Editorial Cartoon by Graeme MacKay, The Hamilton Spectator – Tuesday February 28, 2023
“Dilbert” creator Scott Adams continued to see his reach shrink Monday as dozens of newspapers and a major comic strip platform said they would no longer publish his long-running office workplace comic strip over his recent racist remarks.
Newspaper readers around the country were greeted by notes from publishers – and, in at least one instance, a blank space – alerting them to outlets’ decision to stop running the popular comic. Adams’ fate was effectively sealed Sunday evening when “Dilbert” distributor Andrews McMeel Universal said it was severing ties to the cartoonist. By Monday morning, “Dilbert” was gone from the GoComics site, which also features many top comic strips like “Peanuts” and “Calvin and Hobbes.”
In a Feb. 22 episode of his YouTube show, Adams described people who are Black as members of “a hate group” from which white people should “get away.” Various media publishers across the U.S. denounced the comments as racist, hateful and discriminatory while saying they would no longer provide a platform for his work.
Readers of The Sun Chronicle in Attleboro, Massachusetts, found a blank space in Monday’s edition where “Dilbert” would normally run. The paper said it would keep the space blank throughout March “as a reminder of the racism the pervades our society.”
Newspapers ranging from the Los Angeles Times and The Washington Post to smaller papers like the Santa Fe New Mexican and the Arkansas Democrat-Gazette have also said they would cease to publish “Dilbert.” The strip, which lampoons office culture, first appeared in 1989.
Two of Canada’s largest newspapers, The Globe and Mail and the Toronto Star, have also dropped the Dilbert comic strip over its creator’s remarks. (The Globe and Mail)
Meanwhile, Conservative Party of Canada Leader Pierre Poilievre is denying he ever spoke to a controversial German politician who recently claimed she spoke to him at least a “couple of times.”
Christine Anderson, a member of the European Parliament with the far-right Alternative fur Deutschland (AFD) or Alternative for Germany party, made the comments in a video posted to Twitter by the Western Standard media outlet.
In the video, Anderson is asked about her opinion of Poilievre, to which she responds, “I have spoken to him a couple of times, he seems to be a decent guy, and we need people that actually do think and go back to what democracy is all about and what elected representatives should do. It’s to be elected by the people and then represent and act in their best interests.”
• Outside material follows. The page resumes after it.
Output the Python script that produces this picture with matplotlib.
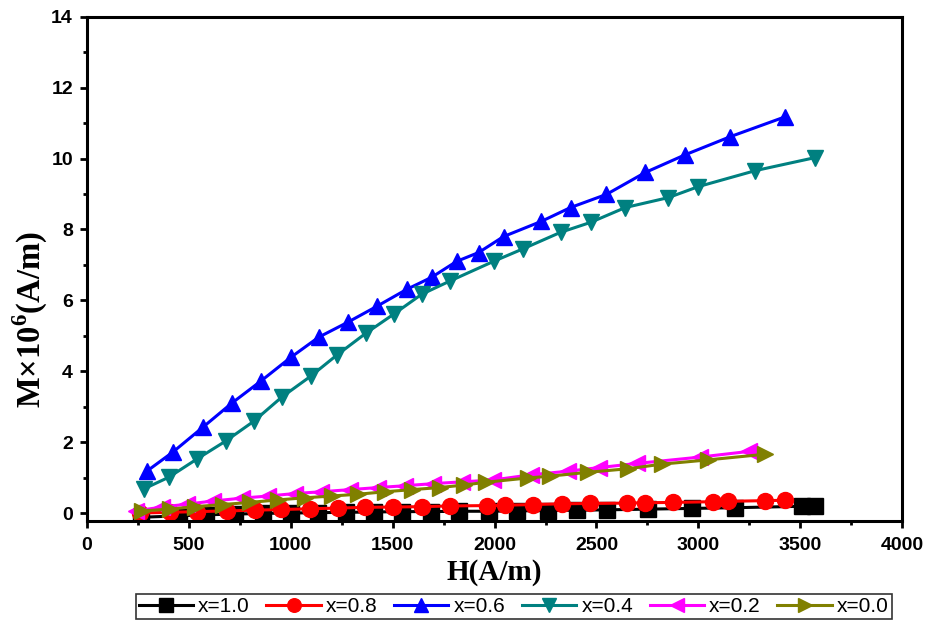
import matplotlib
matplotlib.use("Agg")
import matplotlib.pyplot as plt
from matplotlib.ticker import MultipleLocator

# x = 1.0
h_10 = [265, 450, 585, 727, 865, 1000, 1135, 1272, 1410, 1548, 1690, 1827,
        1975, 2108, 2260, 2403, 2550, 2752, 2968, 3178, 3507, 3570]
m_10 = [-0.12, -0.08, -0.05, -0.03, -0.01, 0.0, 0.01, 0.02, 0.03, 0.04, 0.04,
        0.05, 0.05, 0.06, 0.07, 0.08, 0.09, 0.11, 0.13, 0.15, 0.19, 0.2]

# x = 0.8
h_08 = [260, 407, 540, 687, 825, 952, 1094, 1232, 1364, 1502, 1644, 1782,
        1963, 2052, 2189, 2331, 2469, 2650, 2739, 2877, 3073, 3146, 3328, 3426]
m_08 = [0.0, 0.02, 0.04, 0.06, 0.08, 0.1, 0.12, 0.14, 0.16, 0.17, 0.18, 0.2,
        0.21, 0.22, 0.24, 0.26, 0.27, 0.28, 0.29, 0.3, 0.32, 0.33, 0.35, 0.36]

# x = 0.6
h_06 = [294, 422, 569, 711, 853, 1000, 1137, 1279, 1422, 1569, 1691, 1814,
        1922, 2044, 2230, 2373, 2549, 2740, 2936, 3157, 3426]
m_06 = [1.18, 1.72, 2.42, 3.10, 3.72, 4.39, 4.96, 5.38, 5.83, 6.31, 6.65,
        7.10, 7.35, 7.80, 8.23, 8.62, 8.99, 9.61, 10.11, 10.62, 11.18]

# x = 0.4
h_04 = [279, 402, 539, 681, 819, 956, 1098, 1225, 1368, 1505, 1642, 1779,
        1995, 2142, 2324, 2471, 2642, 2853, 3000, 3279, 3574]
m_04 = [0.68, 1.01, 1.52, 2.03, 2.59, 3.27, 3.86, 4.45, 5.07, 5.61, 6.17,
        6.54, 7.10, 7.46, 7.92, 8.20, 8.62, 8.90, 9.21, 9.66, 10.03]

# x = 0.2
h_02 = [240, 370, 490, 620, 760, 890, 1020, 1150, 1290, 1430, 1560, 1700,
        1840, 1990, 2180, 2360, 2510, 2700, 3010, 3250]
m_02 = [0.06, 0.17, 0.25, 0.34, 0.42, 0.48, 0.55, 0.60, 0.66, 0.72, 0.77,
        0.83, 0.88, 0.93, 1.08, 1.18, 1.28, 1.40, 1.58, 1.74]

# x = 0.0
h_00 = [270, 407, 530, 668, 800, 937, 1070, 1202, 1330, 1463, 1595, 1733,
        1850, 1960, 2164, 2272, 2459, 2655, 2822, 3048, 3328]
m_00 = [0.06, 0.11, 0.18, 0.24, 0.30, 0.37, 0.43, 0.48, 0.53, 0.60, 0.66,
        0.72, 0.79, 0.87, 0.99, 1.04, 1.15, 1.25, 1.38, 1.50, 1.66]

labels = ["x=1.0", "x=0.8", "x=0.6", "x=0.4", "x=0.2", "x=0.0"]

plt.rcParams["mathtext.fontset"] = "custom"
plt.rcParams["mathtext.rm"] = "Liberation Serif:bold"
plt.rcParams["mathtext.bf"] = "Liberation Serif:bold"

fig = plt.figure(figsize=(9.34, 6.23), dpi=100)
ax = fig.add_axes([0.093, 0.164, 0.873, 0.809])

series = [
    (h_10, m_10, "black", "s"),
    (h_08, m_08, "#ff0000", "o"),
    (h_06, m_06, "#0000ff", "^"),
    (h_04, m_04, "#008080", "v"),
    (h_02, m_02, "#ff00ff", "<"),
    (h_00, m_00, "#808000", ">"),
]
for (h, m, c, mk), lab in zip(series, labels):
    ax.plot(h, m, color=c, marker=mk, markersize=11.5, linewidth=2.2,
            label=lab)

ax.set_xlim(0, 4000)
ax.set_ylim(-0.22, 14)
ax.xaxis.set_major_locator(MultipleLocator(500))
ax.xaxis.set_minor_locator(MultipleLocator(250))
ax.yaxis.set_major_locator(MultipleLocator(2))
ax.yaxis.set_minor_locator(MultipleLocator(1))
ax.tick_params(which="both", direction="out", width=2, top=False, right=False)
ax.tick_params(which="major", length=5, pad=5)
ax.tick_params(axis="x", which="major", pad=7)
ax.tick_params(which="minor", length=3)
for s in ax.spines.values():
    s.set_linewidth(2.2)

for t in ax.get_xticklabels() + ax.get_yticklabels():
    t.set_fontfamily("Liberation Sans")
    t.set_fontweight("bold")
    t.set_fontsize(14)

ax.set_xlabel("H(A/m)", fontfamily="Liberation Serif", fontweight="bold",
              fontsize=21, labelpad=3)
ax.set_ylabel(r"M×10$^{\mathbf{6}}$(A/m)", fontfamily="Liberation Serif",
              fontweight="bold", fontsize=23.5)
ax.yaxis.set_label_coords(-0.045, 0.40)

leg = fig.legend(loc="lower center", bbox_to_anchor=(0.550, 0.006),
                 ncol=6, prop={"family": "Liberation Sans", "size": 15},
                 frameon=True, fancybox=False, edgecolor="black",
                 handlelength=2.6, handletextpad=0.25, columnspacing=0.8,
                 borderpad=0.15, borderaxespad=0.0, markerscale=0.85)
leg.get_frame().set_linewidth(1.2)

fig.savefig("out.png", dpi=100)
Poilievre denounced Anderson last week after she met with three Conservative MPs during her recent tour of Canada in support of the “Freedom Convoy” movement.
Her tour included stops in Calgary, Toronto, Montreal and Whitby, Ont.
The three Ontario MPs — Colin Carrie, Dean Allison and former Conservative leadership candidate Leslyn Lewis — were pictured with Anderson, a meeting the Centre for Israel and Jewish Affairs said it was “deeply concerned” about.
The centre specifically pointed to the German AFD party Anderson belongs to as being “known for Islamophobic and anti-immigrant views.”
Skamski, Poilievre’s spokesperson, said in a previous statement that the MPs were unaware of her “vile” views and said they regret meeting with her.
Lori Williams, a political science professor at Mount Royal University, says the meeting with Anderson shows “poor judgment” as the Conservatives look to court moderate voters ahead of the next federal election and disassociate themselves from radical views.
“Many people in the party, many of their supporters, many who voted Conservative Party, do not endorse (Anderson’s) views,” she told CTV National News last weekend. “But that association has been a problem for the Conservatives in the past, and you would think they’d be doubly careful about associations that could revive those concerns.”
During her tour, Anderson appeared with convoy organizer Tamara Lich and two of her lawyers. She also posed for a photo with the flag of Diagolon, an online protest movement considered by some to be an extremist group.
In a video posted to Twitter on Friday, People’s Party of Canada Leader Maxime Bernier appeared with Anderson and called her an “honourary member” of the party. (CTV)
Letter to the Editor – The Hamilton Spectator – Friday March 3, 2023
Cartoon deeply offensive
The cartoon in Tuesday’s Spec which links the leader of the federal Conservative party with the KKK and with Dilbert is categorically unjustified and deeply offensive. Cartoons like contribute to growing cynicism toward political leaders.